If someone asked me what I anticipated college would be like, I would have said I hoped it would be academically challenging, because I thought people went to college to study, get a degree, and get a job that allows them to live comfortably for the rest of their life. Although that part may still be true, it is not what people really learn in college. Throughout my journey, I have met some of the best people, and some of the worst, but I have made some of the best memories and stepped outside of my comfort zone to do things I would have never done before.

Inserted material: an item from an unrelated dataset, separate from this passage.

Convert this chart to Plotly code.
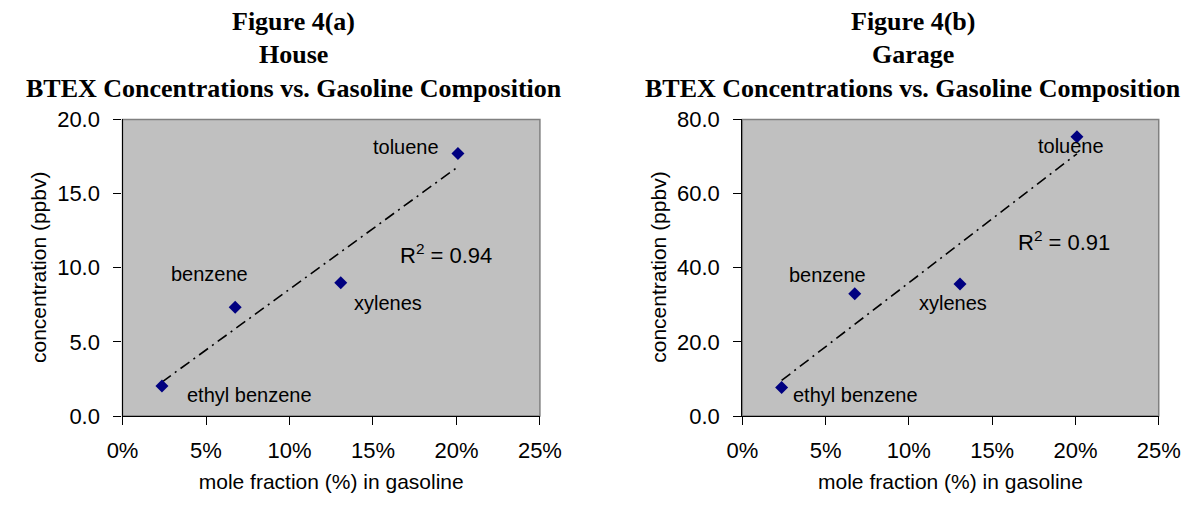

Before attending college, I had heard a lot about rush week, but had no idea what it consisted of. I thought rush week was when groups of guys and girls literally rushed from place to place for one week each semester. But as I began to see the media portrayal of rush week, I started to think rush week was a giant popularity contest where the pretty girls and handsome guys got bids from sororities or fraternities, whereas the individuals who did not fit the mold were cast aside and forgotten about. Rush week, in my mind, was rigged and there was no way I would ever be a part of something that excluded people based on attractiveness. But then I found myself at Central College.
Central College was not anything like the big universities I had heard about in various movies and television shows; it was small, private, and every student on campus seemed to greet each passerby with enthusiasm. I knew as soon as I stepped foot on campus I needed to go there. A lot of my decision to attend Central was based on it being a smaller school, which was something I was not used to coming from a high school where I did not know half of the student body. Each organization on campus was extremely welcoming, and I had been looking for a place where I fit in, but it was not until my second year of college that I finally found that place.

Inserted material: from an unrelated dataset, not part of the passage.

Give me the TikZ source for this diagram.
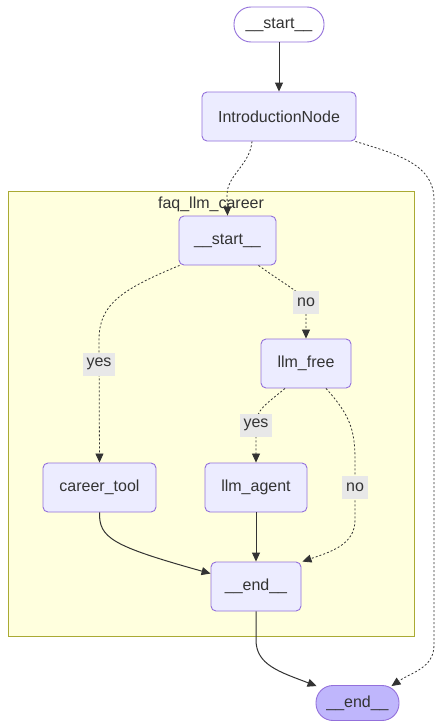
\documentclass[tikz,border=0pt]{standalone}
\usepackage{fontspec}
\setmainfont{Liberation Sans}
\usetikzlibrary{arrows.meta}
\definecolor{nodefill}{HTML}{ECECFF}
\definecolor{nodeedge}{HTML}{9370DB}
\definecolor{txt}{HTML}{333333}
\definecolor{lastfill}{HTML}{BFB6FC}
\definecolor{clfill}{HTML}{FFFFDE}
\definecolor{cledge}{HTML}{AAAA33}
\definecolor{lblfill}{HTML}{E8E8E8}
\tikzset{
  box/.style={draw=nodeedge, line width=0.9pt, fill=nodefill, rounded corners=5pt,
    minimum height=49pt, inner sep=0pt, text=txt, font=\fontsize{16}{19}\selectfont},
  stadium/.style={box, rounded corners=17pt, minimum height=35pt},
  lbl/.style={fill=lblfill, inner xsep=4pt, inner ysep=0pt, minimum height=23pt, text=txt, font=\fontsize{16}{19}\selectfont},
  solidedge/.style={draw=txt, line width=1pt, -{Triangle[length=9pt,width=8pt]}},
  dotedge/.style={draw=txt, line width=0.8pt, dash pattern=on 2pt off 2pt, -{Triangle[length=9pt,width=8pt]}},
}
\begin{document}
\begin{tikzpicture}[x=1pt,y=-1pt]
\useasboundingbox (0,0) rectangle (442,728);
\fill[white] (0,0) rectangle (442,728);
% cluster
\node[draw=cledge, line width=0.9pt, fill=clfill, minimum width=406pt, minimum height=445pt, inner sep=0pt] (cl) at (211,413.5) {};
\node[text=txt, font=\fontsize{16}{19}\selectfont, anchor=north] (cllbl) at (211,193) {faq\_llm\_career};
% nodes
\node[stadium, fill=white, minimum width=90pt] (s0) at (279,24.5) {\_\_start\_\_};
\node[box, minimum width=154pt] (intro) at (279,116.5) {IntroductionNode};
\node[box, minimum width=97pt] (s2) at (227.5,240.5) {\_\_start\_\_};
\node[box, minimum width=90pt] (free) at (306,363.5) {llm\_free};
\node[box, minimum width=113pt] (career) at (99.5,487.5) {career\_tool};
\node[box, minimum width=102pt] (agent) at (256,487.5) {llm\_agent};
\node[box, minimum width=90pt] (iend) at (256,586.5) {\_\_end\_\_};
\node[stadium, fill=lastfill, minimum width=83pt] (fend) at (357.5,703) {\_\_end\_\_};
% waypoints
\coordinate (w1) at (227,195);
\coordinate (w2a) at (434,200);
\coordinate (w2b) at (434,645);
\coordinate (w3) at (99,340);
\coordinate (w4) at (306,305);
\coordinate (w5) at (256,425);
\coordinate (w6a) at (355,460);
\coordinate (w6b) at (355,520);
\coordinate (w7) at (256,640);
% edges
\draw[solidedge] (s0) -- (intro);
\draw[dotedge] ([xshift=-27pt]intro.south) .. controls (250,165) and (227,175) .. (w1) -- (s2.north);
\draw[dotedge] ([xshift=-1pt]intro.south east) .. controls (400,155) and (434,165) .. (w2a) -- (w2b) .. controls (434,668) and (412,672) .. ([xshift=-8pt,yshift=-1pt]fend.north east);
\draw[dotedge] ([xshift=1pt]s2.south west) .. controls (120,290) and (99,305) .. (w3) -- (career.north);
\draw[dotedge] ([xshift=31pt]s2.south) .. controls (290,288) and (306,295) .. (w4) -- (free.north);
\draw[dotedge] ([xshift=-21pt]free.south) .. controls (265,405) and (256,410) .. (w5) -- (agent.north);
\draw[dotedge] ([xshift=20pt]free.south) .. controls (350,415) and (355,430) .. (w6a) -- (w6b) .. controls (355,545) and (330,552) .. ([xshift=1pt]iend.north east);
\draw[solidedge] (career.south) .. controls (99,538) and (112,546) .. ([yshift=-12pt]iend.north west);
\draw[solidedge] (agent) -- (iend);
\draw[solidedge] (iend.south) -- (w7) .. controls (256,665) and (280,672) .. ([xshift=1pt,yshift=-1pt]fend.north west);
% labels
\node[lbl] (lno1) at (306,302) {no};
\node[lbl] (lyes1) at (99,364) {yes};
\node[lbl] (lyes2) at (256,425) {yes};
\node[lbl] (lno2) at (355,487) {no};
\end{tikzpicture}
\end{document}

My second year of college started out like any other: struggling to fit my entire wardrobe in a tiny closet, reconnecting with old friends, attending class, and making sure I didn't drown in homework the first week of school. Even though the routine was a familiar one, something was missing. The year before, my friend had mentioned she joined a sorority and found where she fit, and I wanted that more than anything -- I did not want to be a loner anymore.
A few weeks later it was rush week, and I decided to throw caution to the wind and embark on a new journey. Each sorority held teas (which did not have actual tea) where the active members got a chance to know each prospective pledge. While I did not get a chance to go to every tea I wanted to, I got bids from two sororities on campus and then had to decide which one I wanted to pledge. Long story short, I made the right decision pledging Zeta Upsilon.
I suddenly found myself surrounded by 19 other quirky girls who I would have never dreamed of hanging out with, but we all fit together like pieces of a puzzle. Throughout the pledging process, I was venturing outside of my comfort zone and discovering who I really was. We played countless icebreaker games while familiarizing ourselves with the sorority we were now a part of and, before I knew it, it was time for activation and time for me to become an active member of Zeta Upsilon.
Activation night was full of laughter, embarrassing moments, and memories that will last a lifetime. I had never thought of joining a sorority in college, but my sorority sisters have become some of my best friends. Yes, college is about furthering your education in order to secure a good job in the future, but it is also about finding a place where you belong, going outside of your comfort zone, and maybe forming a bond with your sisters that cannot be severed.